■ **Work to do**
Please retype the data in full and exactly; the pictures are not part of the copy.

(Collection entries)
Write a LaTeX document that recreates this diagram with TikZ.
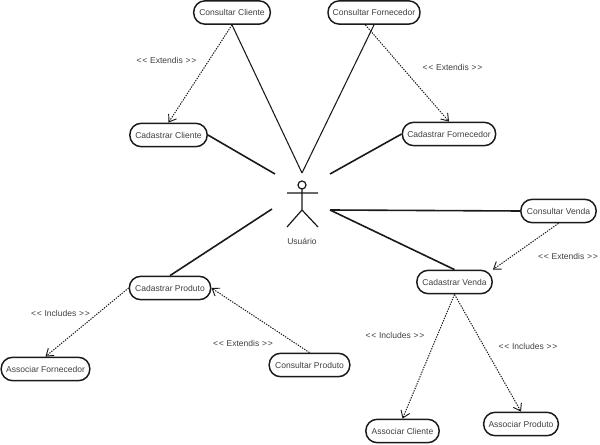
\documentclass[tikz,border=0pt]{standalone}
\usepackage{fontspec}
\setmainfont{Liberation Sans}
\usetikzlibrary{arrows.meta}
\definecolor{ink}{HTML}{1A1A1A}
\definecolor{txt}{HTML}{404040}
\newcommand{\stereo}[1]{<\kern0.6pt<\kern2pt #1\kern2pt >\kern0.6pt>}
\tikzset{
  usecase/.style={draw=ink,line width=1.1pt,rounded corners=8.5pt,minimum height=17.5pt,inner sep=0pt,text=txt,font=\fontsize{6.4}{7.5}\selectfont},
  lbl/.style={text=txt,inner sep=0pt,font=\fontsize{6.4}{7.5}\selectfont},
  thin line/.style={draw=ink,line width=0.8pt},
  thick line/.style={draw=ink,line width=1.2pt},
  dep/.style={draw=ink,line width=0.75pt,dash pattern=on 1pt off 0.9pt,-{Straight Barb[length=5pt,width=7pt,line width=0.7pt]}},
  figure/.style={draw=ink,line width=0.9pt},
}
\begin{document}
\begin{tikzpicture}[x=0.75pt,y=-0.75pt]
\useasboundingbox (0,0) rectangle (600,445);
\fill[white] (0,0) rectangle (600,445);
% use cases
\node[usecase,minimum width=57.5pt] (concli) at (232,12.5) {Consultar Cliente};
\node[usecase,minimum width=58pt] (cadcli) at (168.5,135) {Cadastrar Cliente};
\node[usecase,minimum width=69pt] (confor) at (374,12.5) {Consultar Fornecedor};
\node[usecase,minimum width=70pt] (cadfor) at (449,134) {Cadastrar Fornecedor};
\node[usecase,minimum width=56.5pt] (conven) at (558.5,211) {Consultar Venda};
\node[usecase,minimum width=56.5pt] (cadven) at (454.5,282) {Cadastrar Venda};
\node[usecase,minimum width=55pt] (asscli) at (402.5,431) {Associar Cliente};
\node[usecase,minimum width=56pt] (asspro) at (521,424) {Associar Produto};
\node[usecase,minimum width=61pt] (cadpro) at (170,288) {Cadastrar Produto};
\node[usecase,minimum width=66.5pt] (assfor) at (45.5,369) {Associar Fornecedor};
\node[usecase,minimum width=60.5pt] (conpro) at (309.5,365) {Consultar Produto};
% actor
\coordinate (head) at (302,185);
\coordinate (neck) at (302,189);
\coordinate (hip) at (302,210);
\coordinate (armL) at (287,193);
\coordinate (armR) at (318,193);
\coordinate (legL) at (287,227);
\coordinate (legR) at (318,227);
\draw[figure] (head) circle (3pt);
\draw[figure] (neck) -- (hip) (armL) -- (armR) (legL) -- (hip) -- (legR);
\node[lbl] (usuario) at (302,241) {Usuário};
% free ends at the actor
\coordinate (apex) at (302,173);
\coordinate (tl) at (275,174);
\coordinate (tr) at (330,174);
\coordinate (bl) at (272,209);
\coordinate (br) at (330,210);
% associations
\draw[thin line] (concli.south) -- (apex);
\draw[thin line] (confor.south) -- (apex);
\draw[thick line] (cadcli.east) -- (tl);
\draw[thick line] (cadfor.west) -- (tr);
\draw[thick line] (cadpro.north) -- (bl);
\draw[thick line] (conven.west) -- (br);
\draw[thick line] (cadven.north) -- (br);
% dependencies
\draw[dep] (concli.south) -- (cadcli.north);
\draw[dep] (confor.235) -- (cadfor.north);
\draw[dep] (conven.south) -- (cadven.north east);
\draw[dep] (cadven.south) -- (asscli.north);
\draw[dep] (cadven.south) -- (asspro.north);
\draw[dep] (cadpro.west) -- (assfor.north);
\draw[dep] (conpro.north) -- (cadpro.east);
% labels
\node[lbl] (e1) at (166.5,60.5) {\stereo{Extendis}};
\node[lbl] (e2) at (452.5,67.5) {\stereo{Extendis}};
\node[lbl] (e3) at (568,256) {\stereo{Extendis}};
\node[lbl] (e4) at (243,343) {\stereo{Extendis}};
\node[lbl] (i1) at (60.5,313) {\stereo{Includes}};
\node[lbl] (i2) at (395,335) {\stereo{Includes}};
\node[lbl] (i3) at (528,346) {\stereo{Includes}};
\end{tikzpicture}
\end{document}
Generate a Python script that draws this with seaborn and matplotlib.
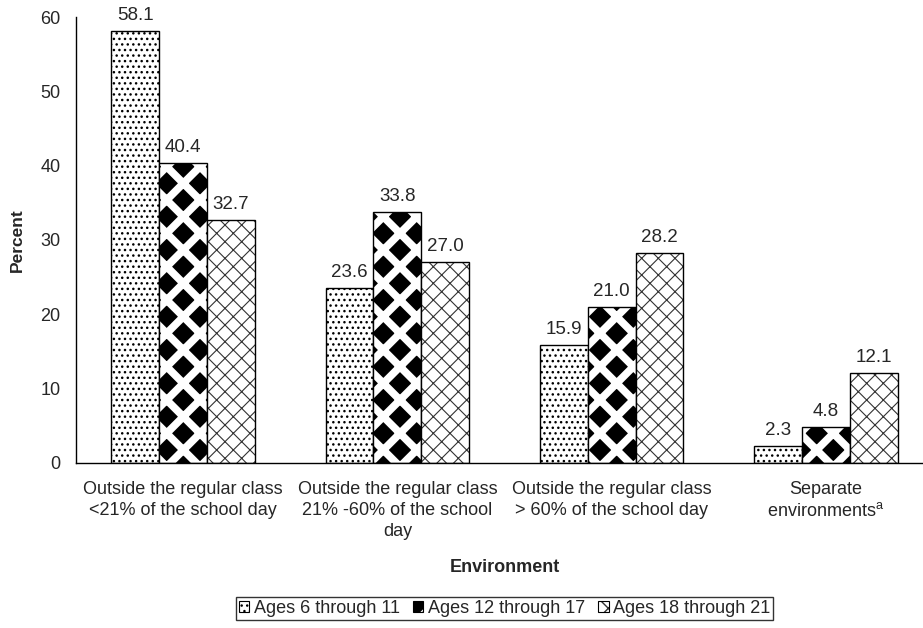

■ **Result of this exercise**
Write a LaTeX document that recreates this diagram with TikZ.
\documentclass[tikz,border=0pt]{standalone}
\usepackage{fontspec}
\setmainfont{Liberation Sans}
\usetikzlibrary{arrows.meta}
\definecolor{ink}{HTML}{1A1A1A}
\definecolor{txt}{HTML}{404040}
\newcommand{\stereo}[1]{<\kern0.6pt<\kern2pt #1\kern2pt >\kern0.6pt>}
\tikzset{
  usecase/.style={draw=ink,line width=1.1pt,rounded corners=8.5pt,minimum height=17.5pt,inner sep=0pt,text=txt,font=\fontsize{6.4}{7.5}\selectfont},
  lbl/.style={text=txt,inner sep=0pt,font=\fontsize{6.4}{7.5}\selectfont},
  thin line/.style={draw=ink,line width=0.8pt},
  thick line/.style={draw=ink,line width=1.2pt},
  dep/.style={draw=ink,line width=0.75pt,dash pattern=on 1pt off 0.9pt,-{Straight Barb[length=5pt,width=7pt,line width=0.7pt]}},
  figure/.style={draw=ink,line width=0.9pt},
}
\begin{document}
\begin{tikzpicture}[x=0.75pt,y=-0.75pt]
\useasboundingbox (0,0) rectangle (600,445);
\fill[white] (0,0) rectangle (600,445);
% use cases
\node[usecase,minimum width=57.5pt] (concli) at (232,12.5) {Consultar Cliente};
\node[usecase,minimum width=58pt] (cadcli) at (168.5,135) {Cadastrar Cliente};
\node[usecase,minimum width=69pt] (confor) at (374,12.5) {Consultar Fornecedor};
\node[usecase,minimum width=70pt] (cadfor) at (449,134) {Cadastrar Fornecedor};
\node[usecase,minimum width=56.5pt] (conven) at (558.5,211) {Consultar Venda};
\node[usecase,minimum width=56.5pt] (cadven) at (454.5,282) {Cadastrar Venda};
\node[usecase,minimum width=55pt] (asscli) at (402.5,431) {Associar Cliente};
\node[usecase,minimum width=56pt] (asspro) at (521,424) {Associar Produto};
\node[usecase,minimum width=61pt] (cadpro) at (170,288) {Cadastrar Produto};
\node[usecase,minimum width=66.5pt] (assfor) at (45.5,369) {Associar Fornecedor};
\node[usecase,minimum width=60.5pt] (conpro) at (309.5,365) {Consultar Produto};
% actor
\coordinate (head) at (302,185);
\coordinate (neck) at (302,189);
\coordinate (hip) at (302,210);
\coordinate (armL) at (287,193);
\coordinate (armR) at (318,193);
\coordinate (legL) at (287,227);
\coordinate (legR) at (318,227);
\draw[figure] (head) circle (3pt);
\draw[figure] (neck) -- (hip) (armL) -- (armR) (legL) -- (hip) -- (legR);
\node[lbl] (usuario) at (302,241) {Usuário};
% free ends at the actor
\coordinate (apex) at (302,173);
\coordinate (tl) at (275,174);
\coordinate (tr) at (330,174);
\coordinate (bl) at (272,209);
\coordinate (br) at (330,210);
% associations
\draw[thin line] (concli.south) -- (apex);
\draw[thin line] (confor.south) -- (apex);
\draw[thick line] (cadcli.east) -- (tl);
\draw[thick line] (cadfor.west) -- (tr);
\draw[thick line] (cadpro.north) -- (bl);
\draw[thick line] (conven.west) -- (br);
\draw[thick line] (cadven.north) -- (br);
% dependencies
\draw[dep] (concli.south) -- (cadcli.north);
\draw[dep] (confor.235) -- (cadfor.north);
\draw[dep] (conven.south) -- (cadven.north east);
\draw[dep] (cadven.south) -- (asscli.north);
\draw[dep] (cadven.south) -- (asspro.north);
\draw[dep] (cadpro.west) -- (assfor.north);
\draw[dep] (conpro.north) -- (cadpro.east);
% labels
\node[lbl] (e1) at (166.5,60.5) {\stereo{Extendis}};
\node[lbl] (e2) at (452.5,67.5) {\stereo{Extendis}};
\node[lbl] (e3) at (568,256) {\stereo{Extendis}};
\node[lbl] (e4) at (243,343) {\stereo{Extendis}};
\node[lbl] (i1) at (60.5,313) {\stereo{Includes}};
\node[lbl] (i2) at (395,335) {\stereo{Includes}};
\node[lbl] (i3) at (528,346) {\stereo{Includes}};
\end{tikzpicture}
\end{document}
Generate a Python script that draws this with seaborn and matplotlib.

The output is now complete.